Aim = Lines with "Reproduce this chart with D3.js." and "const fs = 19;" mark the range, both included. Reproduce exactly that stretch, without pictures.

Recorded data
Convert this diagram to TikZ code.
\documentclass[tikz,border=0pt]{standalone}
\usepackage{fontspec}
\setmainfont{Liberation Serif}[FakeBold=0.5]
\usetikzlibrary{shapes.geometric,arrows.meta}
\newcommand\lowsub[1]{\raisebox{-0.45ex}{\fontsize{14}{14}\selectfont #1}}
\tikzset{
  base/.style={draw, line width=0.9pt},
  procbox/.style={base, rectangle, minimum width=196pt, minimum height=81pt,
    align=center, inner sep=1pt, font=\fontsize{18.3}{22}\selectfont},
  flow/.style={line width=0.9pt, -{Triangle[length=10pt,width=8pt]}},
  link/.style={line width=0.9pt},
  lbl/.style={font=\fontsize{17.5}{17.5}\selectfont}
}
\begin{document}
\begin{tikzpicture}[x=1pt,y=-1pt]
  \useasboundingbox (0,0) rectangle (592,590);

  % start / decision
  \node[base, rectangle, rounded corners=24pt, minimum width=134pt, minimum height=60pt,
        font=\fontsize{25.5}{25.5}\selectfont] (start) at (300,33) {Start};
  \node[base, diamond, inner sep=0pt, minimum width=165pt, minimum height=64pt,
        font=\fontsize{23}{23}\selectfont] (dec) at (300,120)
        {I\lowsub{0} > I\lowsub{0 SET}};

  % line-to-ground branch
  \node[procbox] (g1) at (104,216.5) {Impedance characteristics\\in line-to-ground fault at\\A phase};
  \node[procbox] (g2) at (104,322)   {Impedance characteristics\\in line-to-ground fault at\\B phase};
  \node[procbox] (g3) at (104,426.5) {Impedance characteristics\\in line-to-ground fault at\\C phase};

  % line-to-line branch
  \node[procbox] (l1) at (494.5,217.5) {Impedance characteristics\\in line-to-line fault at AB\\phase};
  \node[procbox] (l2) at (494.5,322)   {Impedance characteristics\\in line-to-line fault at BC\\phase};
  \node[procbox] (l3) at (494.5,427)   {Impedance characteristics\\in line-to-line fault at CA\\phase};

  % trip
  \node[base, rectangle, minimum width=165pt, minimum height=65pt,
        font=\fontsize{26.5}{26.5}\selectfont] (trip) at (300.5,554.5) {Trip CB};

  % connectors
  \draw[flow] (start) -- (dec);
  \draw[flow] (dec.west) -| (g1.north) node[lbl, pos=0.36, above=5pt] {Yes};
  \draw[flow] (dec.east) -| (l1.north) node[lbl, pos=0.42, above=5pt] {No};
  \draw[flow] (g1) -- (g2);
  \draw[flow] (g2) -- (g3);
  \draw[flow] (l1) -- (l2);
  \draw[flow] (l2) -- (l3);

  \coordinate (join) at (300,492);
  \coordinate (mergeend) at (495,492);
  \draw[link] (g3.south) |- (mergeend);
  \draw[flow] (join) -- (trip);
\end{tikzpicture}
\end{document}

...

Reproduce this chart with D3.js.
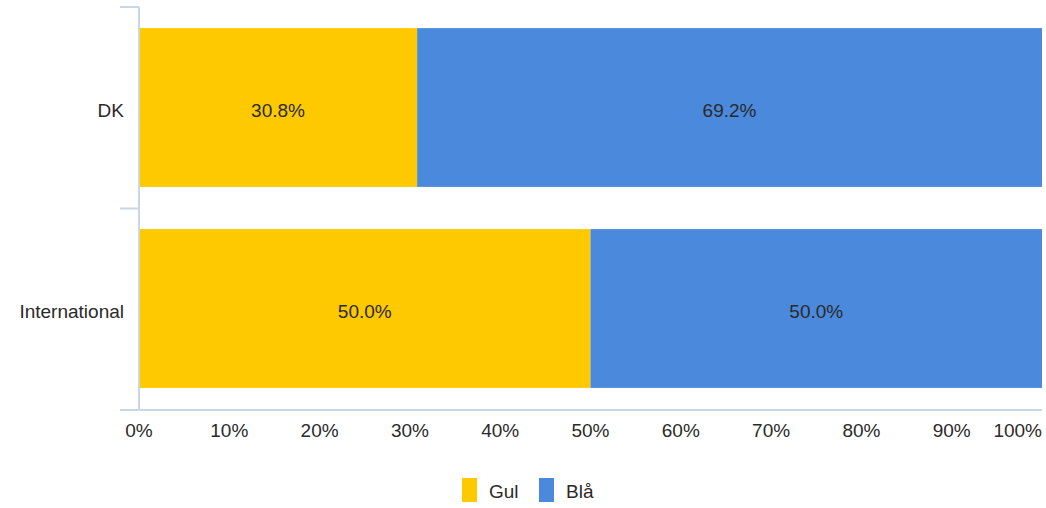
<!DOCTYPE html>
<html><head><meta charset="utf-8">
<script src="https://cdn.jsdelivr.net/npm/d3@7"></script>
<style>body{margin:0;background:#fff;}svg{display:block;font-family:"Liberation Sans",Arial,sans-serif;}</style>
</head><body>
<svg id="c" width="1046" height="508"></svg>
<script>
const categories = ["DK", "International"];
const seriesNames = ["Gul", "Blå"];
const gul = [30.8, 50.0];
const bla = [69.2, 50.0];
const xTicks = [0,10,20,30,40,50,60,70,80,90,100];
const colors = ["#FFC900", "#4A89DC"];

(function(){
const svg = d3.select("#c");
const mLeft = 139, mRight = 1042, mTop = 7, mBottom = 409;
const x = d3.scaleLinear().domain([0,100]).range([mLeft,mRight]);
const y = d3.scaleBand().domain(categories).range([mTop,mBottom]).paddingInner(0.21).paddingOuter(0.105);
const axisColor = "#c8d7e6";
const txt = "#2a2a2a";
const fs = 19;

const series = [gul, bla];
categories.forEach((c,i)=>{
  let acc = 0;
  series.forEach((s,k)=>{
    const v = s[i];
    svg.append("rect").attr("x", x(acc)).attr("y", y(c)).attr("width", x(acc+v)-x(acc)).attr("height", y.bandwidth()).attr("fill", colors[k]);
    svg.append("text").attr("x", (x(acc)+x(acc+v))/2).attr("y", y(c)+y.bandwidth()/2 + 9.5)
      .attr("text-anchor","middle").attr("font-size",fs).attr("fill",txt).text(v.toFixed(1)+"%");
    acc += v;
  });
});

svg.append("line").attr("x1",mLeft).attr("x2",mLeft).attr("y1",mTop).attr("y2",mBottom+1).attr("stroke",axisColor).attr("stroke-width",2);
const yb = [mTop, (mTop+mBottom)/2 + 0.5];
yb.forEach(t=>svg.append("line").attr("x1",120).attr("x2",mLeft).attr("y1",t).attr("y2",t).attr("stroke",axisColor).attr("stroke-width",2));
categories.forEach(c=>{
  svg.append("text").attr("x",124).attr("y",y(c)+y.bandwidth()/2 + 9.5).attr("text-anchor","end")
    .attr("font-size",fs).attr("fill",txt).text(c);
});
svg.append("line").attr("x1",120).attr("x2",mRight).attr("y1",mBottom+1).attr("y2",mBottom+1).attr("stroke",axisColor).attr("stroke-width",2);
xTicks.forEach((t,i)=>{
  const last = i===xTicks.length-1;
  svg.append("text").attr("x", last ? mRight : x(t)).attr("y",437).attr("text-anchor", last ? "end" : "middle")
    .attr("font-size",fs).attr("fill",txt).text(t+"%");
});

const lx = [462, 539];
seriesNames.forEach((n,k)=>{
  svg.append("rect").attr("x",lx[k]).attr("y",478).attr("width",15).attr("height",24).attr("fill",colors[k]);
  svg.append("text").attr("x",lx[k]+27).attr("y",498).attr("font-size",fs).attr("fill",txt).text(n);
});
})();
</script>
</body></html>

* * *

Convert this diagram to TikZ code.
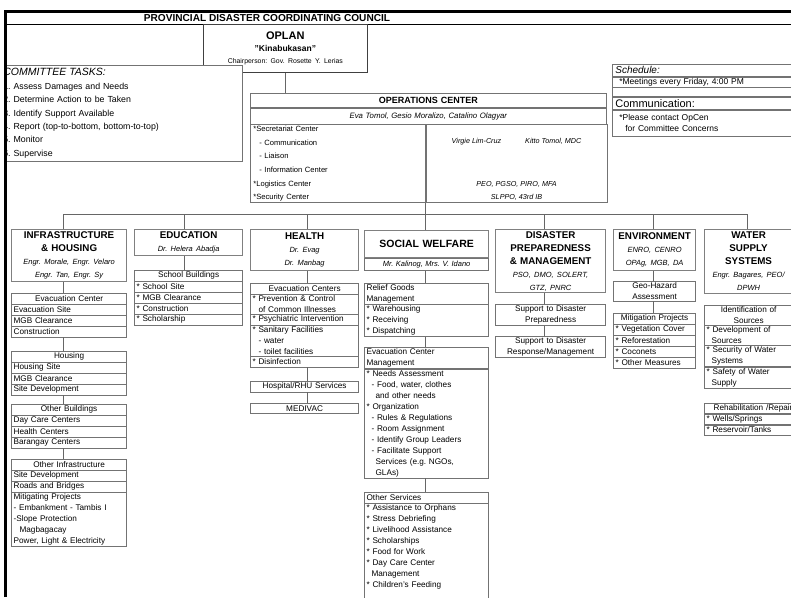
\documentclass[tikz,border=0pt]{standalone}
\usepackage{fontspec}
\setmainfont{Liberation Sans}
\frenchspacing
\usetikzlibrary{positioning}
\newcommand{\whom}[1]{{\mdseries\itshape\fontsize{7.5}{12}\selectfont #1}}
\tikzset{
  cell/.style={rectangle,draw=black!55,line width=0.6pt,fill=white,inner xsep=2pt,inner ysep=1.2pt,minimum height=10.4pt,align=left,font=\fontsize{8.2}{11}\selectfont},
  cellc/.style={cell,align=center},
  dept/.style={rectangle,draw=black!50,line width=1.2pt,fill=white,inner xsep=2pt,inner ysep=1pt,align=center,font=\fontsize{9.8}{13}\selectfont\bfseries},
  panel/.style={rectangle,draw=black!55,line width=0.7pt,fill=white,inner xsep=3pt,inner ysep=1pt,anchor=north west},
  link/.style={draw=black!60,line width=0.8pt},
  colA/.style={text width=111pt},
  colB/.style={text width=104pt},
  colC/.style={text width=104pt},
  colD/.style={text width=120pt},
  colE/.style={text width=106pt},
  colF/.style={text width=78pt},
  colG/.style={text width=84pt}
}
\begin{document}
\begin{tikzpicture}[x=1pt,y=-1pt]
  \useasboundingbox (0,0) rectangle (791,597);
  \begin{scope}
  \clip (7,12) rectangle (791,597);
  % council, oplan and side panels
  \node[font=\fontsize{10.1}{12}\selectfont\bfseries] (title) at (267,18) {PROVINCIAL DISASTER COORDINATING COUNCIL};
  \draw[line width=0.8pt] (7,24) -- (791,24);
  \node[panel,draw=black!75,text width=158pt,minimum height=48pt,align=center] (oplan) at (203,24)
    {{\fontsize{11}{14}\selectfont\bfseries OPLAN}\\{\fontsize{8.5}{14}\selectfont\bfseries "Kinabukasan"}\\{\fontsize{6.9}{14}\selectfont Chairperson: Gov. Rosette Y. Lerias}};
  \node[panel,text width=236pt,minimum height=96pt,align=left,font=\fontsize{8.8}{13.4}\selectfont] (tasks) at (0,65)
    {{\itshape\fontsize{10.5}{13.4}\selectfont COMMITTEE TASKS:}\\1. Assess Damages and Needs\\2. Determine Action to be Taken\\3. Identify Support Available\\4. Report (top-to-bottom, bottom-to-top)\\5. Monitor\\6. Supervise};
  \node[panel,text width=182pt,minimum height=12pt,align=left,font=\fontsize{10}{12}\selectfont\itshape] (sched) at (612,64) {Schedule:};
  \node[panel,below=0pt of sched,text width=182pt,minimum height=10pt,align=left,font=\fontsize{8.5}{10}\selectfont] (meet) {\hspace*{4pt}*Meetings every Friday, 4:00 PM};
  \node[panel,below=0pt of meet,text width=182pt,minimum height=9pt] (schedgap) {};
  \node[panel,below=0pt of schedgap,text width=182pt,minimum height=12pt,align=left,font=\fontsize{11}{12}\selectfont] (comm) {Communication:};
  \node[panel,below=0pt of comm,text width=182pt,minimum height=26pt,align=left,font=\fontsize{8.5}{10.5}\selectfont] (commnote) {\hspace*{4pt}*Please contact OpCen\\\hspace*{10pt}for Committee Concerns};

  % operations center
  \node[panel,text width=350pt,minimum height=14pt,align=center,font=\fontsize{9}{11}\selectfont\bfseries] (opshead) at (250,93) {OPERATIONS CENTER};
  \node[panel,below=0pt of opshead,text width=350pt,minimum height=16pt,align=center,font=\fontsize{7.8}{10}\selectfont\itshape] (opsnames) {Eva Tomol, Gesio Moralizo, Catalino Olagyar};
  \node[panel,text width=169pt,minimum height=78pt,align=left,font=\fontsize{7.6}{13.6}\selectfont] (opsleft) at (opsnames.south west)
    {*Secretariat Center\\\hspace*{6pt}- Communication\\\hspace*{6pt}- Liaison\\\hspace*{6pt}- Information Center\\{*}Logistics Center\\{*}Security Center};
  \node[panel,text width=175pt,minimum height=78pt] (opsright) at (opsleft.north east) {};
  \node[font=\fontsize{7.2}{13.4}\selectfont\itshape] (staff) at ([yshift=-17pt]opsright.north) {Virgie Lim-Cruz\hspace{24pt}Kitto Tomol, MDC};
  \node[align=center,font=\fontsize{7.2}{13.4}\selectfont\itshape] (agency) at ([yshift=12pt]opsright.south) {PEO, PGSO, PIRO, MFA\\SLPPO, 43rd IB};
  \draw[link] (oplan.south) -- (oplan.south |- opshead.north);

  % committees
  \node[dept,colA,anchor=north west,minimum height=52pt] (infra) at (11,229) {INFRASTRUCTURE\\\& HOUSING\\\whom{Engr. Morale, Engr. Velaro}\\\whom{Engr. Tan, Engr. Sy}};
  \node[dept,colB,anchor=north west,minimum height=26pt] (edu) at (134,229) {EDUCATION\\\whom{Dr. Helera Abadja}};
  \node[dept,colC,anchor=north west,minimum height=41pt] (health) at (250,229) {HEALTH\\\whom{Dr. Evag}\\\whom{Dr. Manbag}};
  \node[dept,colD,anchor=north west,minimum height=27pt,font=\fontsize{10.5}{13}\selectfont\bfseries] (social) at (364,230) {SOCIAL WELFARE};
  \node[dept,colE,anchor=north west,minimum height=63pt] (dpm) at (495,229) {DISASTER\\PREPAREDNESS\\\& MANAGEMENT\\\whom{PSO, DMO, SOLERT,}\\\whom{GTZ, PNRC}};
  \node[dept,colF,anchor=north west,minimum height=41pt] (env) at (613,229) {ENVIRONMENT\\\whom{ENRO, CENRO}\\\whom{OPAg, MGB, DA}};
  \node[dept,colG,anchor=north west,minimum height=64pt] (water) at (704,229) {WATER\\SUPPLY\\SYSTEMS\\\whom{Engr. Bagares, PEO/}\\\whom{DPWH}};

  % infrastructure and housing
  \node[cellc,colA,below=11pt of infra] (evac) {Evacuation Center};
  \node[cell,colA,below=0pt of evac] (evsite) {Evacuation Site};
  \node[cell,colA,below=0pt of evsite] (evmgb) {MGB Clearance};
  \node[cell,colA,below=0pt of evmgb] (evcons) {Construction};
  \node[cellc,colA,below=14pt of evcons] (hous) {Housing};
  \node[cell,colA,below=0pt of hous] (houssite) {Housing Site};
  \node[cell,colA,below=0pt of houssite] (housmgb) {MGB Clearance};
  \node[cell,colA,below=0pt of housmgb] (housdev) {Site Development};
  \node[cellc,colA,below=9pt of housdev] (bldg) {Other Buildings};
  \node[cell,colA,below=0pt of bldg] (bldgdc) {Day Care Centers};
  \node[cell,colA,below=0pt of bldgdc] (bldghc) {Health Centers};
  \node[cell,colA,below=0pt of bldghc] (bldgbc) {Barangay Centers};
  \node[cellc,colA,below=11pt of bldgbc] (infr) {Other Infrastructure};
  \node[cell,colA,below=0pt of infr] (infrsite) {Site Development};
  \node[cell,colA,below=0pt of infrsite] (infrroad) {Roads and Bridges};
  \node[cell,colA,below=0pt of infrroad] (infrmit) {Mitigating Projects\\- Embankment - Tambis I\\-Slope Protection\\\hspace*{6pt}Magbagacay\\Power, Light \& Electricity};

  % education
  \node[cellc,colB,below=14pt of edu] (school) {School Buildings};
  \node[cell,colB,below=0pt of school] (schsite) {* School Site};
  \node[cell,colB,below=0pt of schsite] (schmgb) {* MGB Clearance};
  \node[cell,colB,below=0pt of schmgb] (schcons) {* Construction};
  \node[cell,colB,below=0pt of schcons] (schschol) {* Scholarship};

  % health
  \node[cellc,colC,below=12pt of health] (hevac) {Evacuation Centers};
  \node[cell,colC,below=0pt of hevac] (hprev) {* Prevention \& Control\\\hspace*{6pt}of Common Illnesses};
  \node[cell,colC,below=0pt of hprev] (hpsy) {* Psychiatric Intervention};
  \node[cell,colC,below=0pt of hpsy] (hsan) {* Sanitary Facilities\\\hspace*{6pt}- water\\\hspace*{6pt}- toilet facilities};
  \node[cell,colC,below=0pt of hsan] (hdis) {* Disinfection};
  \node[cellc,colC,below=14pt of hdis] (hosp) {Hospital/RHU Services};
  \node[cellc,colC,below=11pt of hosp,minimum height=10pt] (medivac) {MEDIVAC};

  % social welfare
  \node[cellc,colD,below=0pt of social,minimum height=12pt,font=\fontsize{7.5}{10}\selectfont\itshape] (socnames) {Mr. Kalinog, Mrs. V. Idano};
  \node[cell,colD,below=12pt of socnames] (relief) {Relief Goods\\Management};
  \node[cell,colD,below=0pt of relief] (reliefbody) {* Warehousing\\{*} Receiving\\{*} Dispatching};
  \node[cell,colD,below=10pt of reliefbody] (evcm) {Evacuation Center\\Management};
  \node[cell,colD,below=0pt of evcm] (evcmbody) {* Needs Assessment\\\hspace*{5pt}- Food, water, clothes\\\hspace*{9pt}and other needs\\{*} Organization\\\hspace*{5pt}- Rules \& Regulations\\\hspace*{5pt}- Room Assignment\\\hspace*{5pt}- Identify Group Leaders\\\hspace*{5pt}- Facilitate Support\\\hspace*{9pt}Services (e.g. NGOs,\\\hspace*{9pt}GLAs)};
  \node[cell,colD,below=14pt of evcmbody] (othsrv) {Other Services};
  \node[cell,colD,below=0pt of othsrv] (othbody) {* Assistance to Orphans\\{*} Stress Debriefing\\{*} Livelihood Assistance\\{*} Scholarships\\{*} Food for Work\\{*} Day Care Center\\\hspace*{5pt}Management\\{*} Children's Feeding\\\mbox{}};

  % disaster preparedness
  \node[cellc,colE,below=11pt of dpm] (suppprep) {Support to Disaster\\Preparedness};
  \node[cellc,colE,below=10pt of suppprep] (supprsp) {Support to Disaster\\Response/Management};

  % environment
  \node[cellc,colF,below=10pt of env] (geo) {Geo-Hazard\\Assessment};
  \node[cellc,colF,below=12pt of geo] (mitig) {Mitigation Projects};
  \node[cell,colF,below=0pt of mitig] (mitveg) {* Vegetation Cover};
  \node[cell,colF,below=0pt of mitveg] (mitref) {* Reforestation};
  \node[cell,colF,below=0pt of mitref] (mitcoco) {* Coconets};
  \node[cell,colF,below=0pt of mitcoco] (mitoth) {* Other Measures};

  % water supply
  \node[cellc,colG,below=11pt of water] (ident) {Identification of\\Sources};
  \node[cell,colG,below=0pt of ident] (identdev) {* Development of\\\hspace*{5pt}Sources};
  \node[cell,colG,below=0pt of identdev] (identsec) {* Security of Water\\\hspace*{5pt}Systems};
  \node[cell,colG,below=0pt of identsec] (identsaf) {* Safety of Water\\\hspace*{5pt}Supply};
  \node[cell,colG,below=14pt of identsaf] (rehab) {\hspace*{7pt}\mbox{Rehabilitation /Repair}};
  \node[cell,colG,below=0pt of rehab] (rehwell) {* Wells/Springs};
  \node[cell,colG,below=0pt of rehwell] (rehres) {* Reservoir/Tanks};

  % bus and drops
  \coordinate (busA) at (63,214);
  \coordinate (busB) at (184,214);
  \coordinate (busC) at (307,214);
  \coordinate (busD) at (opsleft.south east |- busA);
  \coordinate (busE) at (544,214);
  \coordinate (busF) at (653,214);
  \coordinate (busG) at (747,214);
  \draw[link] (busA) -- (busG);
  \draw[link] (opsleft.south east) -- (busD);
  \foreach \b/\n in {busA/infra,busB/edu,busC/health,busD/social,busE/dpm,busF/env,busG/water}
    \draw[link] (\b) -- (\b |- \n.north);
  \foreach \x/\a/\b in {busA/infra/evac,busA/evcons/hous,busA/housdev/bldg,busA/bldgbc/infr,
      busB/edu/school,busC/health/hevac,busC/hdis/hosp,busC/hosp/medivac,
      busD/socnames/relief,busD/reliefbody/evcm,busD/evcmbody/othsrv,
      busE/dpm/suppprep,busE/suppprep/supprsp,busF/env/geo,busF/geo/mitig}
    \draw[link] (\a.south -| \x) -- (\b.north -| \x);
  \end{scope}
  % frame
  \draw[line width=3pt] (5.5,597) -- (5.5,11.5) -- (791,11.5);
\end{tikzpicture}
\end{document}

Output of the exercise =
Reproduce this chart with D3.js.
<!DOCTYPE html>
<html><head><meta charset="utf-8">
<script src="https://cdn.jsdelivr.net/npm/d3@7"></script>
<style>body{margin:0;background:#fff;}svg{display:block;font-family:"Liberation Sans",Arial,sans-serif;}</style>
</head><body>
<svg id="c" width="1046" height="508"></svg>
<script>
const categories = ["DK", "International"];
const seriesNames = ["Gul", "Blå"];
const gul = [30.8, 50.0];
const bla = [69.2, 50.0];
const xTicks = [0,10,20,30,40,50,60,70,80,90,100];
const colors = ["#FFC900", "#4A89DC"];

(function(){
const svg = d3.select("#c");
const mLeft = 139, mRight = 1042, mTop = 7, mBottom = 409;
const x = d3.scaleLinear().domain([0,100]).range([mLeft,mRight]);
const y = d3.scaleBand().domain(categories).range([mTop,mBottom]).paddingInner(0.21).paddingOuter(0.105);
const axisColor = "#c8d7e6";
const txt = "#2a2a2a";
const fs = 19;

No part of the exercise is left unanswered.